There are twenty lessons in the Classical Composition I: Fable Set. Each lesson begins by reading aloud one of Aesop’s Fables. After the first reading of the fable, the Teacher Guide lists difficult word, ask students to define these words to help them better understand the fable. After the second reading of the fable, students are asked to identify three plot components – recognition, reversal, and suffering. The Teacher Guide provides examples for each fable. At the end of Section 1, students retell the fable in their own words while staying faithful to the original in regard to characters, place, and time.
The variations exercise trains students to paraphrase at two basic levels: words and sentences. Words are paraphrased by thinking of synonyms. Each exercise asks the student to vary three or four words from a given sentence, which comes from the fable. After the words have been varied, students will move to the level of sentence. Each exercise asks students to substitute the selected words with their synonyms.
Students will discover the plot structure of the fable by summarizing it in the form of an outline. This exercise is best completed with the DVD to help the student understand the format of a fable outline. The DVD thoroughly teaches each lesson, tells students what to do and when to do it, and gives sample answers.

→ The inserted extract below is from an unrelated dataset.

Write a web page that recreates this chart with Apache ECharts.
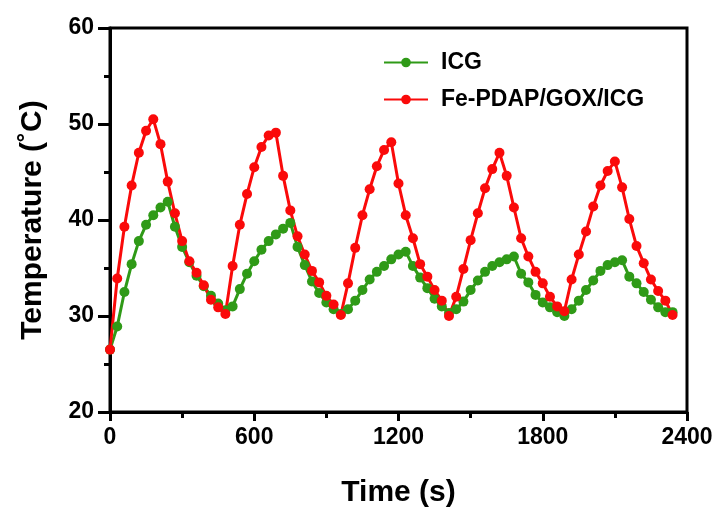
<!DOCTYPE html>
<html>
<head>
<meta charset="utf-8">
<script src="https://cdn.jsdelivr.net/npm/echarts@6/dist/echarts.min.js"></script>
<style>html,body{margin:0;padding:0;background:#fff}#c{width:720px;height:514px}</style>
</head>
<body>
<div id="c"></div>
<script>
var timeSec = [0,30,60,90,120,150,180,210,240,270,300,330,360,390,420,450,480,510,540,570,600,630,660,690,720,750,780,810,840,870,900,930,960,990,1020,1050,1080,1110,1140,1170,1200,1230,1260,1290,1320,1350,1380,1410,1440,1470,1500,1530,1560,1590,1620,1650,1680,1710,1740,1770,1800,1830,1860,1890,1920,1950,1980,2010,2040,2070,2100,2130,2160,2190,2220,2250,2280,2310,2340];
var icg = [26.5,28.9,32.5,35.4,37.8,39.5,40.5,41.3,41.9,39.3,37.2,35.6,34.2,33.1,32.1,31.3,30.6,31.0,32.8,34.4,35.7,36.9,37.8,38.5,39.1,39.7,37.2,35.3,33.6,32.4,31.4,30.7,30.2,30.7,31.6,32.7,33.8,34.6,35.2,35.9,36.4,36.7,35.2,34.0,32.9,31.8,31.0,30.3,30.7,31.5,32.7,33.7,34.6,35.2,35.6,35.9,36.2,34.4,33.5,32.2,31.4,30.9,30.4,30.0,30.7,31.6,32.7,33.7,34.7,35.3,35.6,35.8,34.1,33.4,32.5,31.7,30.9,30.4,30.4];
var fePdap = [26.5,33.9,39.3,43.6,47.0,49.3,50.5,47.9,44.0,40.7,37.8,35.7,34.5,33.2,31.7,30.9,30.2,35.2,39.5,42.7,45.5,47.6,48.8,49.1,44.6,41.0,38.3,36.4,34.7,33.5,32.1,31.2,30.1,33.4,37.1,40.5,43.2,45.6,47.3,48.1,43.8,40.5,38.1,35.4,34.1,32.7,31.6,30.0,32.0,34.9,37.9,40.7,43.3,45.3,47.0,44.6,41.3,38.1,36.2,34.6,33.4,32.0,31.0,30.5,33.8,36.4,38.8,41.4,43.6,45.1,46.1,43.4,40.1,37.3,35.5,33.8,32.6,31.6,30.1];
var seriesNames = ['ICG','Fe-PDAP/GOX/ICG'];
var xTicks = [0,600,1200,1800,2400];
var yTicks = [20,30,40,50,60];

function pairs(vals){ return vals.map(function(v,i){ return [timeSec[i], v]; }); }
var FONT = '"Liberation Sans",Arial,sans-serif';
var chart = echarts.init(document.getElementById('c'), null, {renderer:'canvas'});
chart.setOption({
  animation:false,
  backgroundColor:'#fff',
  grid:{left:110,right:33,top:28,bottom:102,show:true,borderColor:'#000',borderWidth:3,backgroundColor:'transparent'},
  legend:{
    orient:'vertical', left:378, top:46, itemWidth:44, itemHeight:12, itemGap:14,
    textStyle:{fontFamily:FONT,fontWeight:'bold',fontSize:23,color:'#000',padding:[0,0,0,8]},
    data:seriesNames
  },
  xAxis:{
    type:'value', min:xTicks[0], max:xTicks[xTicks.length-1], interval:600,
    name:'Time (s)', nameLocation:'middle', nameGap:66,
    nameTextStyle:{fontFamily:FONT,fontWeight:'bold',fontSize:30,color:'#000'},
    axisLine:{show:true,lineStyle:{color:'#000',width:3}},
    axisTick:{show:true,inside:false,length:9,lineStyle:{color:'#000',width:3}},
    minorTick:{show:true,splitNumber:2,length:6,lineStyle:{color:'#000',width:3}},
    splitLine:{show:false},
    axisLabel:{fontFamily:FONT,fontWeight:'bold',fontSize:23,color:'#000',margin:14,
      formatter:function(v){ return String(v); }}
  },
  yAxis:{
    type:'value', min:yTicks[0], max:yTicks[yTicks.length-1], interval:10,
    name:'Temperature (˚C)', nameLocation:'middle', nameGap:62,
    nameTextStyle:{fontFamily:FONT,fontWeight:'bold',fontSize:30,color:'#000'},
    axisLine:{show:true,lineStyle:{color:'#000',width:3}},
    axisTick:{show:true,inside:false,length:12,lineStyle:{color:'#000',width:3}},
    minorTick:{show:true,splitNumber:2,length:6,lineStyle:{color:'#000',width:3}},
    splitLine:{show:false},
    axisLabel:{fontFamily:FONT,fontWeight:'bold',fontSize:23,color:'#000',margin:16,
      formatter:function(v){ return String(v); }}
  },
  series:[
    {name:seriesNames[0],type:'line',data:pairs(icg),symbol:'circle',symbolSize:10,showAllSymbol:true,
     itemStyle:{color:'#2f9a17'},lineStyle:{color:'#2f9a17',width:3}},
    {name:seriesNames[1],type:'line',data:pairs(fePdap),symbol:'circle',symbolSize:10,showAllSymbol:true,
     itemStyle:{color:'#fa0a0a'},lineStyle:{color:'#fa0a0a',width:3}}
  ]
});
</script>
</body>
</html>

Then with the aid of their outline, students retell the fable orally.
In the paraphrase 1 exercises, the whole fable will be rewritten to be like the original, yet varied with anemographia (a vivid description of wind), dendrographia (a vivid description of a tree), and ethopoeia (a description and portrayal of a character). The paraphrase 2 exercise asks the student to paraphrase the fable by inverting its sequence of events. The student must work from effects to causes, which is a deductive exercise. Paraphrase 2 was quite a challenge for my sixth grader, she had never been asked to paraphrase anything by inverting its sequence of events.
The second round of variations provides a break from paraphrasing. Then students complete their final draft on a separate piece of paper. The teacher helps the student with correcting – the final tasks in every good piece of composition. After students have finished marking their first draft with these corrections, they will write and proofread the final draft alone.
As students move on, the stages will become more and more difficult, but that also means they will become a better writer. Remind students to take their time and follow the example of the tortoise: “Slow but steady wins the race.”